Event Recording
Description
Please join SFFILM Makers for an online filmmaker talk with the team behind Lingua Franca, writer/director/star Isabel Sandoval (SFFILM Westridge grantee) and producer Carlo Velayo (SFFILM New American Fellow), moderated by filmmaker Andrew Huang. This discussion will cover the creative storytelling process from script to screen, how Sandoval came to the story, the process of getting it made and acquired by ARRAY, the realities of a digital streaming release, and more. Distributed by ARRAY, Lingua Franca broke ground as the first film directed by and starring a trans woman of color to screen in competition at 2019’s Venice International Film Festival’s Venice Days program.
About the film:
After securing a job as a live-in caregiver for Olga (Lynn Cohen), an elderly Russian woman in Brooklyn’s Brighton Beach neighborhood, undocumented Filipina trans woman Olivia’s (Isabel Sandoval) main priority is to secure a green card to stay in the United States. But when she unexpectedly becomes romantically involved with Olga’s adult grandson Alex (Eamon Farren), issues around identity, civil rights, and immigration threatens Olivia’s very existence. Lingua Franca is currently available to stream online via Netflix.
This event will be hosted by SFFILM’s Artist Development team and is designed primarily for filmmakers, but all SFFILM members are welcome to join us. Not yet a member? Join today!
Attendees who RSVP for this event will be sent a link in their confirmation email to access the online session, which will be conducted with Zoom. We recommend that you download and install Zoom on your computer or mobile device in advance, and set yourself up with a free account. Attendees will have a chance to participate in the Q&A by sending in questions privately to our moderator.
Learn more about how to use Zoom and attending our virtual events here.

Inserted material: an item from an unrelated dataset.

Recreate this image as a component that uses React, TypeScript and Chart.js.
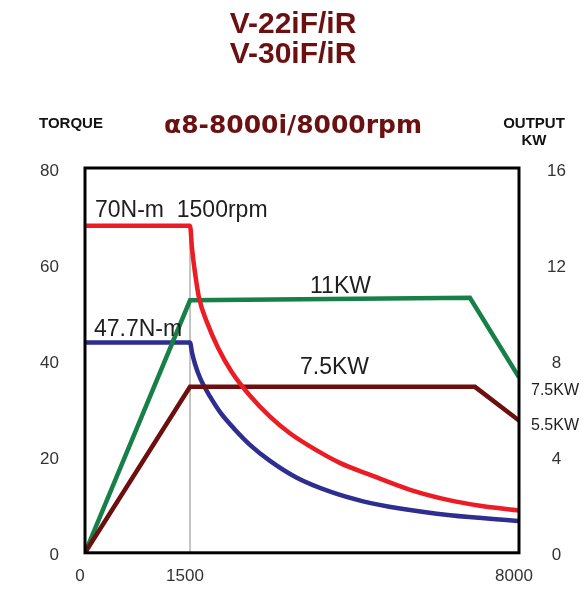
import React, { useEffect, useRef } from 'react';
import { Chart, registerables, LinearScale } from 'chart.js';

Chart.register(...registerables);

// ---------------- data ----------------
const TITLE_LINES = ['V-22iF/iR', 'V-30iF/iR'];
const SUBTITLE = 'α8-8000i/8000rpm';
const LEFT_AXIS_TITLE = 'TORQUE';
const RIGHT_AXIS_TITLE = ['OUTPUT', 'KW'];

const X_TICKS = [0, 1500, 8000];
const TORQUE_MAX = 80;
const TORQUE_STEP = 20;
const KW_MAX = 16;
const KW_STEP = 4;

// max torque (red)
const RED_RPM = [0, 1500, 1540, 1600, 1680, 1840, 2050, 2330, 2690, 3080, 3480, 3970, 4460, 5060, 5850, 6640, 7230, 8000];
const RED_TORQUE = [68, 68, 63.2, 58.1, 52.9, 47.8, 42.7, 37.5, 32.6, 28.3, 24.8, 21.5, 18.7, 16.2, 13.1, 10.9, 9.8, 8.8];

// continuous torque (blue)
const BLUE_RPM = [0, 1500, 1540, 1600, 1700, 1900, 2090, 2390, 2690, 3080, 3610, 4270, 4920, 5650, 6640, 8000];
const BLUE_TORQUE = [43.7, 43.7, 41.6, 39.2, 36.3, 32.4, 29.3, 25.6, 22.4, 19.1, 15.6, 12.7, 10.7, 9.2, 7.8, 6.6];

// output 11KW (green)
const GREEN_RPM = [0, 1500, 7030, 8000];
const GREEN_KW = [0, 10.5, 10.6, 7.3];

// output 7.5KW (maroon)
const MAROON_RPM = [0, 1500, 7130, 8000];
const MAROON_KW = [0, 6.9, 6.9, 5.5];

// base speed marker
const BASE_RPM = [1500, 1500];
const BASE_TORQUE = [0, 68];

const NOTE_TORQUE_MAX = '70N-m  1500rpm';
const NOTE_TORQUE_CONT = '47.7N-m';
const NOTE_KW_HIGH = '11KW';
const NOTE_KW_LOW = '7.5KW';
const NOTE_RIGHT = ['7.5KW', '5.5KW'];

// ---------------- segmented x scale ----------------
const SEG_VALUES = [0, 1500, 8000];
const SEG_FRACS = [0, 0.242, 1];

function valueToFrac(v: number): number {
  let i = 0;
  if (v >= SEG_VALUES[SEG_VALUES.length - 2]) i = SEG_VALUES.length - 2;
  else {
    while (i < SEG_VALUES.length - 2 && v > SEG_VALUES[i + 1]) i++;
  }
  const t = (v - SEG_VALUES[i]) / (SEG_VALUES[i + 1] - SEG_VALUES[i]);
  return SEG_FRACS[i] + t * (SEG_FRACS[i + 1] - SEG_FRACS[i]);
}
function fracToValue(f: number): number {
  let i = 0;
  if (f >= SEG_FRACS[SEG_FRACS.length - 2]) i = SEG_FRACS.length - 2;
  else {
    while (i < SEG_FRACS.length - 2 && f > SEG_FRACS[i + 1]) i++;
  }
  const t = (f - SEG_FRACS[i]) / (SEG_FRACS[i + 1] - SEG_FRACS[i]);
  return SEG_VALUES[i] + t * (SEG_VALUES[i + 1] - SEG_VALUES[i]);
}

class SegmentedScale extends LinearScale {
  static id = 'segmented';
  static defaults = LinearScale.defaults;
  getPixelForValue(value: any) {
    if (value === null || value === undefined || isNaN(value)) return NaN;
    return this.getPixelForDecimal(valueToFrac(value));
  }
  getValueForPixel(pixel: number) {
    return fracToValue(this.getDecimalForPixel(pixel));
  }
}
Chart.register(SegmentedScale as any);

// ---------------- styles ----------------
const FONT = '"Liberation Sans", Arial, sans-serif';
const TITLE_COLOR = '#6B1111';
const TEXT_COLOR = '#1e1e1e';

const pts = (xs: number[], ys: number[]) => xs.map((x, i) => ({ x, y: ys[i] }));

const framePlugin = {
  id: 'frame',
  afterDatasetsDraw(chart: any) {
    const { ctx, chartArea: a } = chart;
    ctx.save();
    ctx.strokeStyle = '#000';
    ctx.lineWidth = 3;
    ctx.strokeRect(a.left, a.top, a.right - a.left, a.bottom - a.top);
    ctx.restore();
  },
};

const textPlugin = {
  id: 'texts',
  afterDraw(chart: any) {
    const ctx = chart.ctx;
    ctx.save();
    ctx.textBaseline = 'alphabetic';
    ctx.textAlign = 'center';
    ctx.fillStyle = TITLE_COLOR;
    ctx.font = `bold 30px ${FONT}`;
    ctx.fillText(TITLE_LINES[0], 293, 33);
    ctx.fillText(TITLE_LINES[1], 293, 63);
    ctx.font = 'bold 25px "DejaVu Sans", sans-serif';
    ctx.fillText(SUBTITLE, 293, 133);

    ctx.fillStyle = '#111';
    ctx.font = `bold 15px ${FONT}`;
    ctx.fillText(LEFT_AXIS_TITLE, 71, 128);
    ctx.fillText(RIGHT_AXIS_TITLE[0], 534, 128);
    ctx.fillText(RIGHT_AXIS_TITLE[1], 534, 145);

    ctx.textAlign = 'left';
    ctx.fillStyle = TEXT_COLOR;
    ctx.font = `23px ${FONT}`;
    ctx.fillText(NOTE_TORQUE_MAX, 95, 217);
    ctx.fillText(NOTE_TORQUE_CONT, 94, 336);
    ctx.fillText(NOTE_KW_HIGH, 310, 293);
    ctx.fillText(NOTE_KW_LOW, 300, 374);

    ctx.font = `16px ${FONT}`;
    ctx.fillText(NOTE_RIGHT[0], 531, 395);
    ctx.fillText(NOTE_RIGHT[1], 531, 430);
    ctx.restore();
  },
};

export default function App() {
  const ref = useRef<HTMLCanvasElement | null>(null);

  useEffect(() => {
    if (!ref.current) return;
    const tickFont = { family: FONT, size: 17 };
    const chart = new Chart(ref.current, {
      type: 'line',
      data: {
        datasets: [
          {
            label: 'max torque',
            data: pts(RED_RPM, RED_TORQUE),
            borderColor: '#EC1C24',
            borderWidth: 4.5,
            pointRadius: 0,
            cubicInterpolationMode: 'monotone',
            yAxisID: 'y',
          },
          {
            label: '7.5KW',
            data: pts(MAROON_RPM, MAROON_KW),
            borderColor: '#6E0F0F',
            borderWidth: 4.5,
            pointRadius: 0,
            tension: 0,
            yAxisID: 'y1',
          },
          {
            label: '11KW',
            data: pts(GREEN_RPM, GREEN_KW),
            borderColor: '#178048',
            borderWidth: 4.5,
            pointRadius: 0,
            tension: 0,
            yAxisID: 'y1',
          },
          {
            label: 'cont torque',
            data: pts(BLUE_RPM, BLUE_TORQUE),
            borderColor: '#2D2E8F',
            borderWidth: 4.5,
            pointRadius: 0,
            cubicInterpolationMode: 'monotone',
            yAxisID: 'y',
          },
          {
            label: 'base',
            data: pts(BASE_RPM, BASE_TORQUE),
            borderColor: '#8a8a8a',
            borderWidth: 1,
            pointRadius: 0,
            tension: 0,
            yAxisID: 'y',
          },
        ],
      },
      options: {
        animation: false,
        responsive: false,
        devicePixelRatio: 1,
        layout: { padding: { top: 168, left: 0, right: 0, bottom: 0 } },
        plugins: { legend: { display: false }, tooltip: { enabled: false }, title: { display: false } },
        scales: {
          x: {
            type: 'segmented' as any,
            min: 0,
            max: 8000,
            grid: { display: false, drawTicks: false },
            border: { display: false },
            afterBuildTicks: (s: any) => {
              s.ticks = X_TICKS.map((v) => ({ value: v }));
            },
            afterFit: (s: any) => {
              s.height = 33;
            },
            ticks: {
              autoSkip: false,
              maxRotation: 0,
              padding: 13,
              labelOffset: -5,
              color: '#333',
              font: tickFont,
              callback: (v: any) => String(v),
            },
          },
          y: {
            type: 'linear',
            position: 'left',
            min: 0,
            max: TORQUE_MAX,
            grid: { display: false, drawTicks: false },
            border: { display: false },
            afterFit: (s: any) => {
              s.width = 85;
            },
            ticks: { stepSize: TORQUE_STEP, padding: 26, labelOffset: 3, color: '#333', font: tickFont },
          },
          y1: {
            type: 'linear',
            position: 'right',
            min: 0,
            max: KW_MAX,
            grid: { display: false, drawTicks: false },
            border: { display: false },
            afterFit: (s: any) => {
              s.width = 69;
            },
            ticks: {
              stepSize: KW_STEP,
              padding: 28,
              labelOffset: 3,
              crossAlign: 'center',
              color: '#333',
              font: tickFont,
            },
          },
        },
      } as any,
      plugins: [framePlugin, textPlugin],
    });
    return () => chart.destroy();
  }, []);

  return (
    <div style={{ position: 'absolute', left: 0, top: 0, width: 588, height: 591, background: '#fff' }}>
      <canvas ref={ref} width={588} height={591} />
    </div>
  );
}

An emerging auteur recognized by the Museum of Modern Art as a “rarity among the young generation of Filipino filmmakers for her muted, serene aesthetic,” Isabel Sandoval is a US-based filmmaker who has written and directed three features. Her debut, Señorita (2011), competed in the Concorso Cineasti del presente at the 2011 Locarno Film Festival. Her follow-up, Apparition (2012), competed in the New Currents section at the 2012 Busan International Film Festival. Considered a modern Philippine classic, Apparition is regularly programmed in retrospectives of Filpino cinema alongside works by Cannes regulars Lav Diaz and Brillante Mendoza. Sandoval’s third feature Lingua Franca (2019), co-starring Eamon Farren (Twin Peaks: The Return), premiered at the Venice International Film Festival. The film was highly acclaimed in France, and Cahiers Du Cinéma praised the film’s melding of political impulses with true romanticism as being “rare in contemporary cinema.”
Carlo Velayo was the inaugural SFFILM New American Fellow and is a boots-on-the-ground producer of The Light of the Moon (2017 SXSW Audience Award for Narrative Feature) and Lingua Franca (Venice Days 2019). He is Senior Producer on Netflix’s original documentary series Happy Jail (2019), and has secured the option to adapt Carlos Bulosan’s autobiographical novel America Is in the Heart into a limited miniseries. Born in the Philippines, raised in Australia, trained in NYC, and previously based in Los Angeles, Velayo literally brings love to all of his creative collaborations.
Andrew Thomas Huang is a multi-disciplinary filmmaker with a background in fine art, VFX, puppetry, and animation. He is a Grammy-nominated music video director whose collaborators include Björk, FKA Twigs, and Thom Yorke. His films have been commissioned by and exhibited at the Museum of Modern Art, NY; the Sydney Opera House; and the Museum of Contemporary Art, LA. Huang continues his foray into narrative film with his first feature Tiger Girl, which has received support from Sundance, Film Independent, Cinereach, and IFP as well as the K Period Media Grant and SFFILM Westridge Grant.